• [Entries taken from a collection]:
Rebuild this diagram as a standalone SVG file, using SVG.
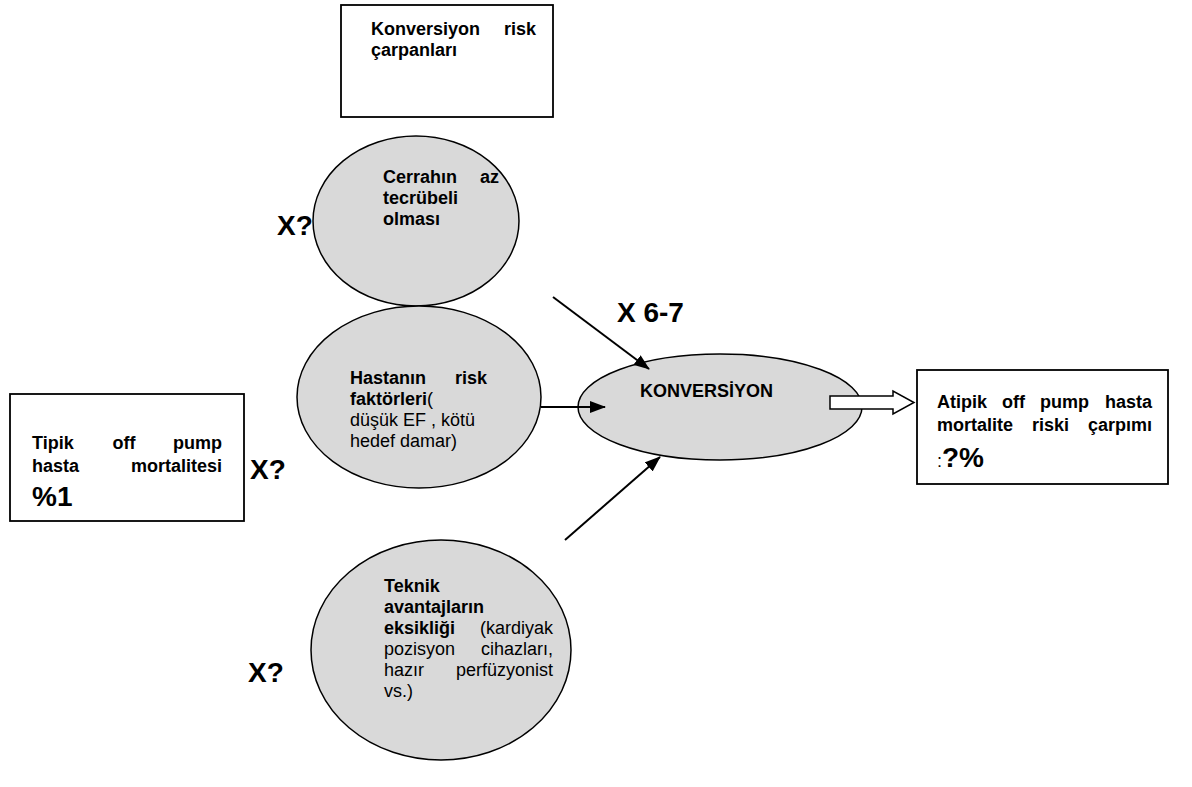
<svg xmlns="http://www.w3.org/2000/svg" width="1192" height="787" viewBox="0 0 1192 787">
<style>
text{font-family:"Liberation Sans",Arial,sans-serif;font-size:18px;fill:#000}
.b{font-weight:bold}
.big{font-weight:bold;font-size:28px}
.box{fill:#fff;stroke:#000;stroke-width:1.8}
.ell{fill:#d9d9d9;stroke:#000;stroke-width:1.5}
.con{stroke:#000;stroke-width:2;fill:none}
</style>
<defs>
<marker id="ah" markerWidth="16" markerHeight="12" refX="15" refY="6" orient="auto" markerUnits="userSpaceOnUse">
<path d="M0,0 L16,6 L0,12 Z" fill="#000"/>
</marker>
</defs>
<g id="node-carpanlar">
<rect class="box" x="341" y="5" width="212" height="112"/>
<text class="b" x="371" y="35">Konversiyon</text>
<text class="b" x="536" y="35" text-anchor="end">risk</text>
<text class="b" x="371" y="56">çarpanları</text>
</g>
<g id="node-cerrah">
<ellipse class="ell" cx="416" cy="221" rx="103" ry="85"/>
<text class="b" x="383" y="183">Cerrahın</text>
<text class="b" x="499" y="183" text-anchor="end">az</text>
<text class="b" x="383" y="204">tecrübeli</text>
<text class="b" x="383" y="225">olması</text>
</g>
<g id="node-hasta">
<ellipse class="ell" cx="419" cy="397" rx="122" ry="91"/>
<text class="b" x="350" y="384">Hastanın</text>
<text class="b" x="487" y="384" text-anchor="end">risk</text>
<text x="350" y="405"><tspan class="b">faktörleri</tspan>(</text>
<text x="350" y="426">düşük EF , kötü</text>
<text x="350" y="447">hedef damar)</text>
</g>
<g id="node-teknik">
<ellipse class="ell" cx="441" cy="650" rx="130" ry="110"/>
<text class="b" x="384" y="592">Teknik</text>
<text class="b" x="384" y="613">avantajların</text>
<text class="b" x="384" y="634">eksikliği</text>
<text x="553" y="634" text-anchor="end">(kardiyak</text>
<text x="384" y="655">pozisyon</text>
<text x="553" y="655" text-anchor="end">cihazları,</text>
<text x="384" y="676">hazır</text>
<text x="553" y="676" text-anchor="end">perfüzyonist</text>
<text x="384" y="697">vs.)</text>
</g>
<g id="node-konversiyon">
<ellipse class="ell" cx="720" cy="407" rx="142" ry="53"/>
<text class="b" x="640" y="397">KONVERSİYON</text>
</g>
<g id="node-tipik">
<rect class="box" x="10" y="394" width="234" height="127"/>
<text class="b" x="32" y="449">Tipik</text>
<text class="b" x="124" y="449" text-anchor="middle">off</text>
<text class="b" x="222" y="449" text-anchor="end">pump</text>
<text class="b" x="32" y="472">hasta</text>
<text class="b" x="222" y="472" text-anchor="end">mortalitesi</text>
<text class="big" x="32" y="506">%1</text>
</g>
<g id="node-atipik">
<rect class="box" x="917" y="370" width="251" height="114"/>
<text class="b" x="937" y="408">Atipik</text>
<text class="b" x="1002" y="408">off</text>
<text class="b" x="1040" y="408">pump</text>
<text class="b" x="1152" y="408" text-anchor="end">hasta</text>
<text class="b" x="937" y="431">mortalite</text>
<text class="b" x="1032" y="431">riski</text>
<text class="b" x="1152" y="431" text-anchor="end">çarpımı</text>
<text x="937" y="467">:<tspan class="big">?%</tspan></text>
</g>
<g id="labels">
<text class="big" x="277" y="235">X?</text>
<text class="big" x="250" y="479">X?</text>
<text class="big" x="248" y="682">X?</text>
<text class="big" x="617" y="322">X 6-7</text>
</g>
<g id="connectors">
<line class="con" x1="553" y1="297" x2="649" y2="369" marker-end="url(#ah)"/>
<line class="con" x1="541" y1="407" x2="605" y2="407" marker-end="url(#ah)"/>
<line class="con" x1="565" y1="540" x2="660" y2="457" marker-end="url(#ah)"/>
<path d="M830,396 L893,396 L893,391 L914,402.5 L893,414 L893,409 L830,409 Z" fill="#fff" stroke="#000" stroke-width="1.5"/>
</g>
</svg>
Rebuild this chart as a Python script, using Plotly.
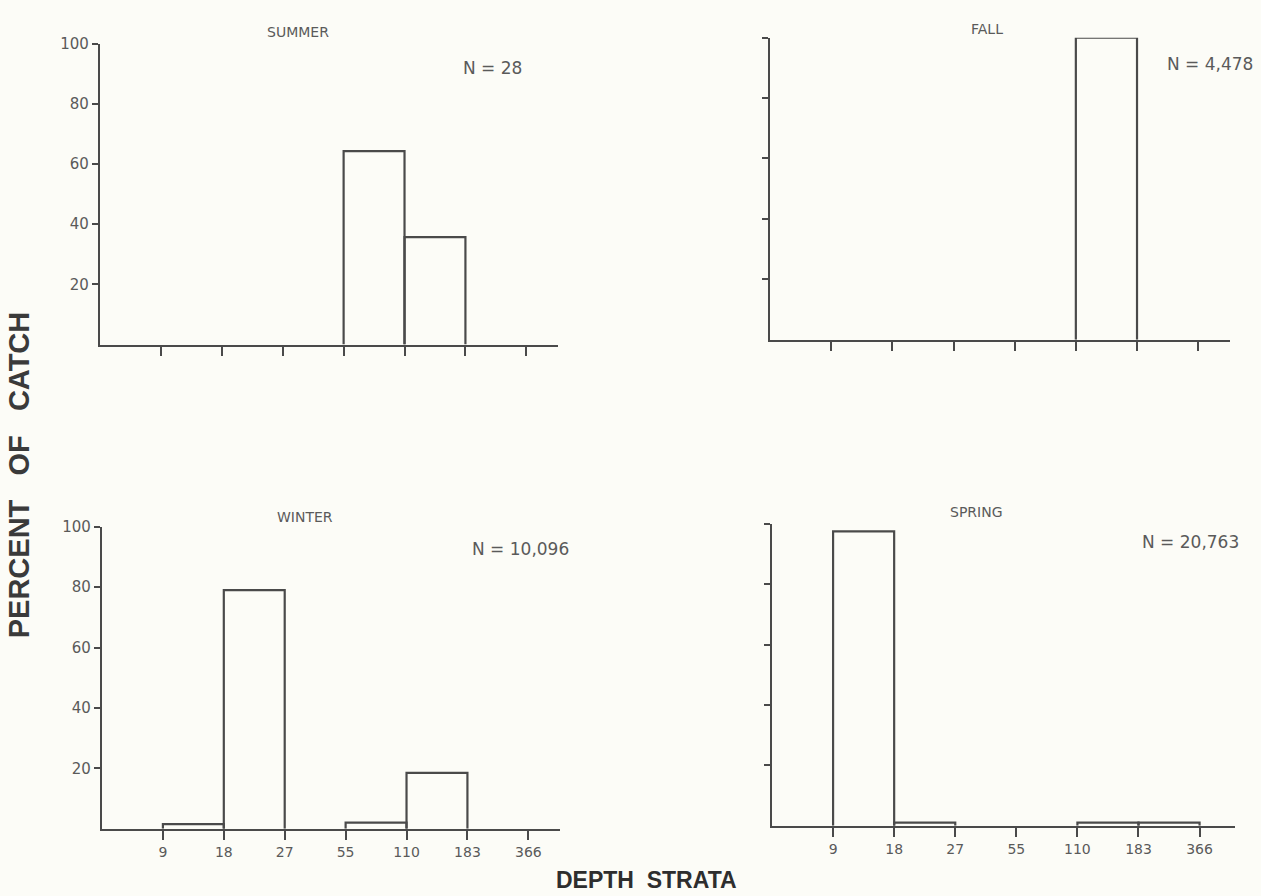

• [WHAT THE EXERCISE ASKS]: From the listing above, copy every line that includes the word "Rebuild".

• [EXERCISE RESULT]:
Rebuild this diagram as a standalone SVG file, using SVG.
Rebuild this chart as a Python script, using Plotly.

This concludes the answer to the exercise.